# [Provided data]
------------------------------------------------

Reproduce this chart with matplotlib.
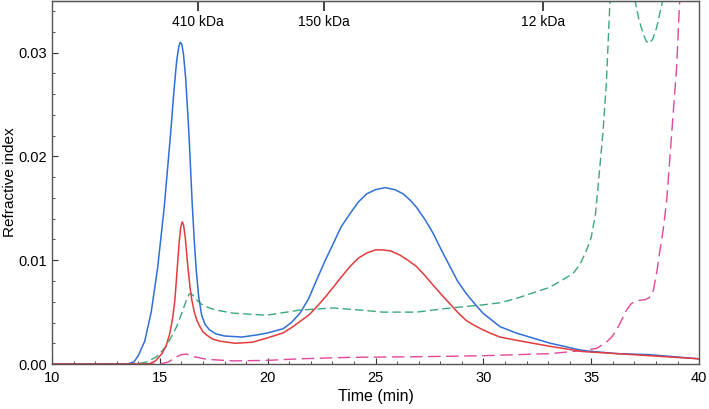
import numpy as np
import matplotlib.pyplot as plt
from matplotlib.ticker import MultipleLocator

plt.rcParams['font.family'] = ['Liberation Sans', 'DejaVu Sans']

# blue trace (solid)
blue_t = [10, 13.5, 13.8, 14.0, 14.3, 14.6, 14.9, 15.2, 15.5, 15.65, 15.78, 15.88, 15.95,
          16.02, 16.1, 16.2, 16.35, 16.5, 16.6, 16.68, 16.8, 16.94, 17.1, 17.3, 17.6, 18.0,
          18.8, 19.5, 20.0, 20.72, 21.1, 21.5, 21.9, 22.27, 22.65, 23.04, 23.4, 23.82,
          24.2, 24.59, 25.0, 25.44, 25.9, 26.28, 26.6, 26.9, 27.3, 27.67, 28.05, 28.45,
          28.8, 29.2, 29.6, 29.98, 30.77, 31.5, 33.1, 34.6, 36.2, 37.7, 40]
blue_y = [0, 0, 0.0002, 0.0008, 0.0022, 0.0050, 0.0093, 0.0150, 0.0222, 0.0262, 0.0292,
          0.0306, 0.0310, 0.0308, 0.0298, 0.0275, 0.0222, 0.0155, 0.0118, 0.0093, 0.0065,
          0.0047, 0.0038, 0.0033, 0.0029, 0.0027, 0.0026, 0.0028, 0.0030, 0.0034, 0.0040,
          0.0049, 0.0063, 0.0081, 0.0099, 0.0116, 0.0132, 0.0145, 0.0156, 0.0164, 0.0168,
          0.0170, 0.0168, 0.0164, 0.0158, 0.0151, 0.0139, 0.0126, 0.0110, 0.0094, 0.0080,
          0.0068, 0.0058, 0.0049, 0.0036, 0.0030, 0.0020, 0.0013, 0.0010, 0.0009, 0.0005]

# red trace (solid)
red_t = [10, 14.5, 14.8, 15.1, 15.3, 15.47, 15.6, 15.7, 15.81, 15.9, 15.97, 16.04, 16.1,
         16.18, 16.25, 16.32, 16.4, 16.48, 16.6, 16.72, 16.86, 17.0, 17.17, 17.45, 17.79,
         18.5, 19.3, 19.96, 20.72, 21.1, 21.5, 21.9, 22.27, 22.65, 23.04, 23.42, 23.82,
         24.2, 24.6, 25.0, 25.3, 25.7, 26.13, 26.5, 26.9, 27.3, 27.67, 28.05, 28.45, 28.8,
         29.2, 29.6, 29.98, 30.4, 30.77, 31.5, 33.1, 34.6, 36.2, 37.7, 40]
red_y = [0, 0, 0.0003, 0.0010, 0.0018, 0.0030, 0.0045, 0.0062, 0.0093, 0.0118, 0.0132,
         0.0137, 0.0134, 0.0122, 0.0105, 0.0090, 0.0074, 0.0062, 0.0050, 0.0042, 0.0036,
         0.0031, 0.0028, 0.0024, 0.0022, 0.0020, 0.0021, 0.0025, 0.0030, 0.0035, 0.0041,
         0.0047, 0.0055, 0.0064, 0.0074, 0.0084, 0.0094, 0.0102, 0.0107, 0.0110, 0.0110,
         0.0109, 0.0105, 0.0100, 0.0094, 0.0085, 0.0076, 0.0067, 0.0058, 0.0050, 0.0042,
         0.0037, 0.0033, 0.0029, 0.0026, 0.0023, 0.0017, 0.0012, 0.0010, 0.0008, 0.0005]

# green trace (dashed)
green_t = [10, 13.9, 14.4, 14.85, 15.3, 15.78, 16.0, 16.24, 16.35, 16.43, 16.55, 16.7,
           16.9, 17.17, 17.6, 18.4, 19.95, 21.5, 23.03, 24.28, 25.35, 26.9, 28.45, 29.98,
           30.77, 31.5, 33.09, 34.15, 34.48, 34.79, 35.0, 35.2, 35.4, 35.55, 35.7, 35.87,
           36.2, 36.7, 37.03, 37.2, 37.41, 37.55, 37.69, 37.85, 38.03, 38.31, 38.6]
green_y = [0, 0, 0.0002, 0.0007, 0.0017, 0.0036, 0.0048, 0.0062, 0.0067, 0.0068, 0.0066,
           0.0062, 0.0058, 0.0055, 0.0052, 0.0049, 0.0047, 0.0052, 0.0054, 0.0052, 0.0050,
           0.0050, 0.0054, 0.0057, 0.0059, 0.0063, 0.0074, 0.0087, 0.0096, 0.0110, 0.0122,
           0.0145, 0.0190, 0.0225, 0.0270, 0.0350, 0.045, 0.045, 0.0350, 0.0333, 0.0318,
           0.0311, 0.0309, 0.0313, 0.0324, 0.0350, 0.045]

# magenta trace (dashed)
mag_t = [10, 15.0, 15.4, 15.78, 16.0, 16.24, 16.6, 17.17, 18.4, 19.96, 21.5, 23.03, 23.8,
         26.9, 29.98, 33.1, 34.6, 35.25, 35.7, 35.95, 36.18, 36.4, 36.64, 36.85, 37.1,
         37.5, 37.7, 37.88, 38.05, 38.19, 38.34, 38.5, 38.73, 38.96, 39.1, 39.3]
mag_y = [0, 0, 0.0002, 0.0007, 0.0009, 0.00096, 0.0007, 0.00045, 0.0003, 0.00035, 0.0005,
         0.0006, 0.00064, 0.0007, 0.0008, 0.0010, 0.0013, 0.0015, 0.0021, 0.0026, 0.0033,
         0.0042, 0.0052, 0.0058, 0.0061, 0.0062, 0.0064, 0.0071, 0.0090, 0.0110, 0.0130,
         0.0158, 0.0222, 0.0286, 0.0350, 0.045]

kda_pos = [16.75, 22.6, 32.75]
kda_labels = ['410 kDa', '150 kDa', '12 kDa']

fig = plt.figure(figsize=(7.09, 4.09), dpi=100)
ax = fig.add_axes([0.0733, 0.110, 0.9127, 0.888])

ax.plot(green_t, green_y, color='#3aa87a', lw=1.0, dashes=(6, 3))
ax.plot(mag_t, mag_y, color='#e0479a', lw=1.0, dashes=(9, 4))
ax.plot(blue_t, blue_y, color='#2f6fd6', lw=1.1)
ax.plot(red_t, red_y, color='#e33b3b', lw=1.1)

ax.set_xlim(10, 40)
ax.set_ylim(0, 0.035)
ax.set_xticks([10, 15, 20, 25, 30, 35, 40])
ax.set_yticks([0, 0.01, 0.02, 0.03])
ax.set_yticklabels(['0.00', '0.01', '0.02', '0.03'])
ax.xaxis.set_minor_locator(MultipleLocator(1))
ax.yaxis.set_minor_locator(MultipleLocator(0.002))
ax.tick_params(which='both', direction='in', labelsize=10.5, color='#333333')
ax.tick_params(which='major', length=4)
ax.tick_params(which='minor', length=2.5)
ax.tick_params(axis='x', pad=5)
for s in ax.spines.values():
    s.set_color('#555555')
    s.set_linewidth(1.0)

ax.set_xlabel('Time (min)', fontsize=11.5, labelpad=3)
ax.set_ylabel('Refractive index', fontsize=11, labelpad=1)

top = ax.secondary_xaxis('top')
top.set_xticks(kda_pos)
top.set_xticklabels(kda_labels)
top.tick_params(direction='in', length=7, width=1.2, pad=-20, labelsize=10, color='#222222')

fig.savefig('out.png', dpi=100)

------------------------------------------------

# [Requirement]
Each line of the data is to be duplicated exactly; pictures stay out of the copy.

# [Response to this exercise]
Reproduce this chart with matplotlib.
import numpy as np
import matplotlib.pyplot as plt
from matplotlib.ticker import MultipleLocator

plt.rcParams['font.family'] = ['Liberation Sans', 'DejaVu Sans']

# blue trace (solid)
blue_t = [10, 13.5, 13.8, 14.0, 14.3, 14.6, 14.9, 15.2, 15.5, 15.65, 15.78, 15.88, 15.95,
          16.02, 16.1, 16.2, 16.35, 16.5, 16.6, 16.68, 16.8, 16.94, 17.1, 17.3, 17.6, 18.0,
          18.8, 19.5, 20.0, 20.72, 21.1, 21.5, 21.9, 22.27, 22.65, 23.04, 23.4, 23.82,
          24.2, 24.59, 25.0, 25.44, 25.9, 26.28, 26.6, 26.9, 27.3, 27.67, 28.05, 28.45,
          28.8, 29.2, 29.6, 29.98, 30.77, 31.5, 33.1, 34.6, 36.2, 37.7, 40]
blue_y = [0, 0, 0.0002, 0.0008, 0.0022, 0.0050, 0.0093, 0.0150, 0.0222, 0.0262, 0.0292,
          0.0306, 0.0310, 0.0308, 0.0298, 0.0275, 0.0222, 0.0155, 0.0118, 0.0093, 0.0065,
          0.0047, 0.0038, 0.0033, 0.0029, 0.0027, 0.0026, 0.0028, 0.0030, 0.0034, 0.0040,
          0.0049, 0.0063, 0.0081, 0.0099, 0.0116, 0.0132, 0.0145, 0.0156, 0.0164, 0.0168,
          0.0170, 0.0168, 0.0164, 0.0158, 0.0151, 0.0139, 0.0126, 0.0110, 0.0094, 0.0080,
          0.0068, 0.0058, 0.0049, 0.0036, 0.0030, 0.0020, 0.0013, 0.0010, 0.0009, 0.0005]

# red trace (solid)
red_t = [10, 14.5, 14.8, 15.1, 15.3, 15.47, 15.6, 15.7, 15.81, 15.9, 15.97, 16.04, 16.1,
         16.18, 16.25, 16.32, 16.4, 16.48, 16.6, 16.72, 16.86, 17.0, 17.17, 17.45, 17.79,
         18.5, 19.3, 19.96, 20.72, 21.1, 21.5, 21.9, 22.27, 22.65, 23.04, 23.42, 23.82,
         24.2, 24.6, 25.0, 25.3, 25.7, 26.13, 26.5, 26.9, 27.3, 27.67, 28.05, 28.45, 28.8,
         29.2, 29.6, 29.98, 30.4, 30.77, 31.5, 33.1, 34.6, 36.2, 37.7, 40]
red_y = [0, 0, 0.0003, 0.0010, 0.0018, 0.0030, 0.0045, 0.0062, 0.0093, 0.0118, 0.0132,
         0.0137, 0.0134, 0.0122, 0.0105, 0.0090, 0.0074, 0.0062, 0.0050, 0.0042, 0.0036,
         0.0031, 0.0028, 0.0024, 0.0022, 0.0020, 0.0021, 0.0025, 0.0030, 0.0035, 0.0041,
         0.0047, 0.0055, 0.0064, 0.0074, 0.0084, 0.0094, 0.0102, 0.0107, 0.0110, 0.0110,
         0.0109, 0.0105, 0.0100, 0.0094, 0.0085, 0.0076, 0.0067, 0.0058, 0.0050, 0.0042,
         0.0037, 0.0033, 0.0029, 0.0026, 0.0023, 0.0017, 0.0012, 0.0010, 0.0008, 0.0005]

# green trace (dashed)
green_t = [10, 13.9, 14.4, 14.85, 15.3, 15.78, 16.0, 16.24, 16.35, 16.43, 16.55, 16.7,
           16.9, 17.17, 17.6, 18.4, 19.95, 21.5, 23.03, 24.28, 25.35, 26.9, 28.45, 29.98,
           30.77, 31.5, 33.09, 34.15, 34.48, 34.79, 35.0, 35.2, 35.4, 35.55, 35.7, 35.87,
           36.2, 36.7, 37.03, 37.2, 37.41, 37.55, 37.69, 37.85, 38.03, 38.31, 38.6]
green_y = [0, 0, 0.0002, 0.0007, 0.0017, 0.0036, 0.0048, 0.0062, 0.0067, 0.0068, 0.0066,
           0.0062, 0.0058, 0.0055, 0.0052, 0.0049, 0.0047, 0.0052, 0.0054, 0.0052, 0.0050,
           0.0050, 0.0054, 0.0057, 0.0059, 0.0063, 0.0074, 0.0087, 0.0096, 0.0110, 0.0122,
           0.0145, 0.0190, 0.0225, 0.0270, 0.0350, 0.045, 0.045, 0.0350, 0.0333, 0.0318,
           0.0311, 0.0309, 0.0313, 0.0324, 0.0350, 0.045]

# magenta trace (dashed)
mag_t = [10, 15.0, 15.4, 15.78, 16.0, 16.24, 16.6, 17.17, 18.4, 19.96, 21.5, 23.03, 23.8,
         26.9, 29.98, 33.1, 34.6, 35.25, 35.7, 35.95, 36.18, 36.4, 36.64, 36.85, 37.1,
         37.5, 37.7, 37.88, 38.05, 38.19, 38.34, 38.5, 38.73, 38.96, 39.1, 39.3]
mag_y = [0, 0, 0.0002, 0.0007, 0.0009, 0.00096, 0.0007, 0.00045, 0.0003, 0.00035, 0.0005,
         0.0006, 0.00064, 0.0007, 0.0008, 0.0010, 0.0013, 0.0015, 0.0021, 0.0026, 0.0033,
         0.0042, 0.0052, 0.0058, 0.0061, 0.0062, 0.0064, 0.0071, 0.0090, 0.0110, 0.0130,
         0.0158, 0.0222, 0.0286, 0.0350, 0.045]

kda_pos = [16.75, 22.6, 32.75]
kda_labels = ['410 kDa', '150 kDa', '12 kDa']

fig = plt.figure(figsize=(7.09, 4.09), dpi=100)
ax = fig.add_axes([0.0733, 0.110, 0.9127, 0.888])

ax.plot(green_t, green_y, color='#3aa87a', lw=1.0, dashes=(6, 3))
ax.plot(mag_t, mag_y, color='#e0479a', lw=1.0, dashes=(9, 4))
ax.plot(blue_t, blue_y, color='#2f6fd6', lw=1.1)
ax.plot(red_t, red_y, color='#e33b3b', lw=1.1)

ax.set_xlim(10, 40)
ax.set_ylim(0, 0.035)
ax.set_xticks([10, 15, 20, 25, 30, 35, 40])
ax.set_yticks([0, 0.01, 0.02, 0.03])
ax.set_yticklabels(['0.00', '0.01', '0.02', '0.03'])
ax.xaxis.set_minor_locator(MultipleLocator(1))
ax.yaxis.set_minor_locator(MultipleLocator(0.002))
ax.tick_params(which='both', direction='in', labelsize=10.5, color='#333333')
ax.tick_params(which='major', length=4)
ax.tick_params(which='minor', length=2.5)
ax.tick_params(axis='x', pad=5)
for s in ax.spines.values():
    s.set_color('#555555')
    s.set_linewidth(1.0)

ax.set_xlabel('Time (min)', fontsize=11.5, labelpad=3)
ax.set_ylabel('Refractive index', fontsize=11, labelpad=1)

top = ax.secondary_xaxis('top')
top.set_xticks(kda_pos)
top.set_xticklabels(kda_labels)
top.tick_params(direction='in', length=7, width=1.2, pad=-20, labelsize=10, color='#222222')

fig.savefig('out.png', dpi=100)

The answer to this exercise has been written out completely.